Opponents are concerned that the strict requirements on issuers in the bill may limit the innovation space for small and medium-sized enterprises and further tilt market dominance towards large financial institutions.

A user commented: "If the bill passes, USDC and USDT will usher in a new era of compliance, but smaller players may be squeezed out of the market." Analysts expect that if the bill passes smoothly, the stablecoin market may see a new round of consolidation in early 2026, with compliant issuers gaining more trust from institutional investors.

Analysis and Outlook: Market Prospects Under Dual-Line Advancement

The easing of inflation data and the clarification of stablecoin regulation together paint an optimistic picture of coexistence with order. The favorable macroeconomic factors are expected to inject liquidity and confidence into risk markets, including cryptocurrency assets. If the GENIUS Act is ultimately passed, it will signify the United States seizing the initiative in the global digital asset regulatory race, providing strong compliance backing for the global expansion of US dollar stablecoins, and may have far-reaching effects on the EU's MiCA regulations and the regulatory paths of other major economies.

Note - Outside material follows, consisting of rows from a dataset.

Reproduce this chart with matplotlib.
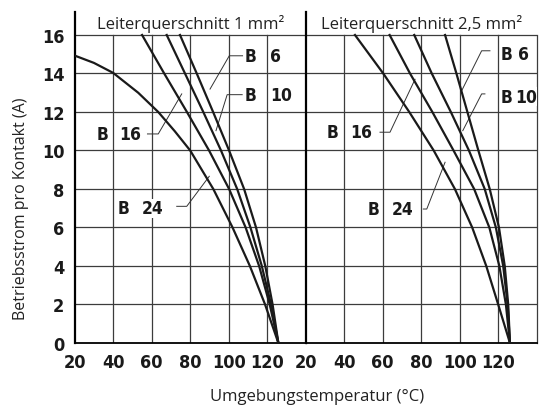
import numpy as np
import matplotlib
matplotlib.use("Agg")
import matplotlib.pyplot as plt
from matplotlib import font_manager

## curve data: ambient temperature (°C) at given contact current (A)
current = [16, 14, 12, 10, 8, 6, 4, 2, 0]

# conductor cross-section 1 mm²
b6_1mm = [74.7, 83.4, 91.9, 100.2, 108.0, 114.2, 119.0, 122.8, 125.8]
b10_1mm = [67.8, 77.3, 86.8, 96.0, 104.4, 111.3, 117.2, 122.0, 125.8]
b16_1mm = [55.0, 66.5, 78.3, 89.8, 100.2, 108.8, 115.8, 121.3, 125.8]
b24_1mm_temp = [20, 30, 40, 53, 63.4, 72, 80, 92, 102, 111, 118.9, 125.8]
b24_1mm_curr = [14.93, 14.55, 14.03, 13, 12, 11, 10, 8, 6, 4, 2, 0]

# conductor cross-section 2,5 mm²
b6_25mm = [92.4, 98.3, 104.0, 109.7, 115.6, 120.4, 123.4, 125.2, 126.1]
b10_25mm = [76.4, 85.5, 95.4, 104.8, 113.0, 118.8, 122.6, 124.9, 126.1]
b16_25mm = [63.6, 74.2, 85.8, 96.8, 107.5, 115.4, 120.6, 124.0, 126.1]
b24_25mm = [45.6, 60.3, 73.8, 86.5, 97.5, 106.5, 113.8, 120.0, 126.1]

titles = ["Leiterquerschnitt 1 mm²", "Leiterquerschnitt 2,5 mm²"]
x_ticks = [20, 40, 60, 80, 100, 120]
y_ticks = [0, 2, 4, 6, 8, 10, 12, 14, 16]

# label: (prefix, number, B x, number x, y, leader points)
labels_1mm = [
    ("B", "6", 108.5, 121.6, 14.9, [(107.2, 14.92), (100.3, 14.92), (90.3, 13.19)]),
    ("B", "10", 108.5, 121.4, 12.9, [(107.0, 12.9), (99.2, 12.9), (93.4, 11.03)]),
    ("B", "16", 31.6, 43.0, 10.86, [(57.8, 10.86), (63.4, 10.86), (75.6, 12.94)]),
    ("B", "24", 42.5, 55.0, 7.0, [(73.0, 7.1), (78.2, 7.1), (89.9, 8.66)]),
]
labels_25mm = [
    ("B", "6", 121.0, 130.4, 15.0, [(115.7, 15.18), (111.4, 15.18), (101.0, 13.1)]),
    ("B", "10", 121.0, 128.6, 12.8, [(113.1, 12.94), (111.4, 12.94), (101.6, 11.03)]),
    ("B", "16", 31.0, 43.0, 10.95, [(58.6, 10.95), (63.8, 10.95), (76.8, 13.7)]),
    ("B", "24", 52.4, 64.7, 6.96, [(81.1, 6.96), (82.9, 6.96), (92.4, 9.39)]),
]


def narrow_bold_font(size):
    """Pick an installed condensed bold face for the numbers, if any."""
    best = None
    for f in font_manager.fontManager.ttflist:
        narrow = ("Condensed" in f.name or "Narrow" in f.name
                  or str(f.stretch) in ("condensed", "semi-condensed", "75", "87"))
        if not narrow:
            continue
        w = f.weight if isinstance(f.weight, int) else 400
        score = -abs(w - 700)
        if best is None or score > best[0]:
            best = (score, f.fname)
    if best is not None:
        return font_manager.FontProperties(fname=best[1], size=size)
    return font_manager.FontProperties(family="Liberation Sans", weight="bold",
                                       size=size - 1)


tick_fp = narrow_bold_font(13)
label_fp = narrow_bold_font(12.5)
text_font = ["Open Sans", "DejaVu Sans"]

fig = plt.figure(figsize=(5.41, 4.06), dpi=100)
W, H = 541, 406
ax_l = fig.add_axes([74.7 / W, 1 - 344 / H, 231 / W, 331.3 / H])
ax_r = fig.add_axes([305.7 / W, 1 - 344 / H, 231 / W, 331.3 / H])

grid_col = "#3c3c3c"

for ax, title in zip([ax_l, ax_r], titles):
    ax.set_xlim(20, 140)
    ax.set_ylim(0, 17.21)
    ax.set_xticks(x_ticks)
    ax.set_yticks(y_ticks)
    for y in y_ticks[1:]:
        ax.axhline(y, color=grid_col, lw=0.9, zorder=1)
    for x in x_ticks[1:]:
        ax.plot([x, x], [0, 16], color=grid_col, lw=0.9, zorder=1)
    ax.plot([140, 140], [0, 16], color=grid_col, lw=0.9, zorder=1, clip_on=False)
    for s in ["top", "right"]:
        ax.spines[s].set_visible(False)
    ax.spines["left"].set_linewidth(1.6)
    ax.spines["bottom"].set_linewidth(1.3)
    ax.tick_params(length=0, pad=7.5)
    ax.text(80, 16.62, title, ha="center", va="center", fontsize=12,
            family=text_font, color="#222222")
    for lab in ax.get_xticklabels() + ax.get_yticklabels():
        lab.set_fontproperties(tick_fp)
        lab.set_color("#1a1a1a")

ax_r.tick_params(axis="y", left=False, labelleft=False)

# curves
for temps in [b6_1mm, b10_1mm, b16_1mm]:
    ax_l.plot(temps, current, color="#1a1a1a", lw=1.6, zorder=3,
              solid_joinstyle="round")
ax_l.plot(b24_1mm_temp, b24_1mm_curr, color="#1a1a1a", lw=1.6, zorder=3,
          solid_joinstyle="round")
for temps in [b6_25mm, b10_25mm, b16_25mm, b24_25mm]:
    ax_r.plot(temps, current, color="#1a1a1a", lw=1.6, zorder=3,
              solid_joinstyle="round")

# curve labels with leader lines
for ax, labels in [(ax_l, labels_1mm), (ax_r, labels_25mm)]:
    for pre, num, xb, xn, y, leader in labels:
        box = dict(facecolor="white", edgecolor="none", pad=0.4)
        ax.text(xb, y, pre, ha="left", va="center", fontproperties=label_fp,
                color="#1a1a1a", bbox=box, zorder=4)
        ax.text(xn, y, num, ha="left", va="center", fontproperties=label_fp,
                color="#1a1a1a", bbox=box, zorder=4)
        lx, ly = zip(*leader)
        ax.plot(lx, ly, color="#333333", lw=0.7, zorder=2)

fig.text(316.7 / W, 1 - 397 / H, "Umgebungstemperatur (°C)", ha="center",
         va="center", fontsize=12, family=text_font, color="#222222")
fig.text(21.5 / W, 1 - 209 / H, "Betriebsstrom pro Kontakt (A)", ha="center",
         va="center", rotation=90, fontsize=11.5, family=text_font,
         color="#222222")

fig.savefig("out.png", dpi=100)
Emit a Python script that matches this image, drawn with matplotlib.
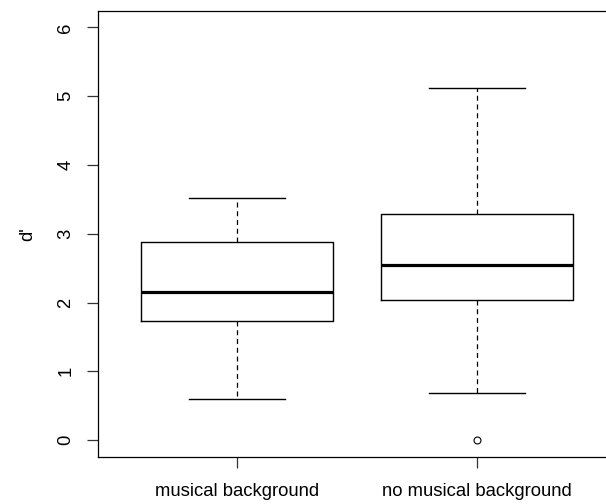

However, the outlook is not entirely smooth. Whether the short-term decline in inflation can evolve into a long-term trend still depends on the uncertainties of the global supply chain and geopolitical factors. At the same time, before the final vote on the GENIUS Act, there may still be fierce negotiations over details such as state-level licensing and consumer protection. For investors, this means that opportunities and uncertainties coexist, and closely monitoring the policy signals from The Federal Reserve (FED) and legislative dynamics in Washington will be key to grasping the market pulse in the coming months.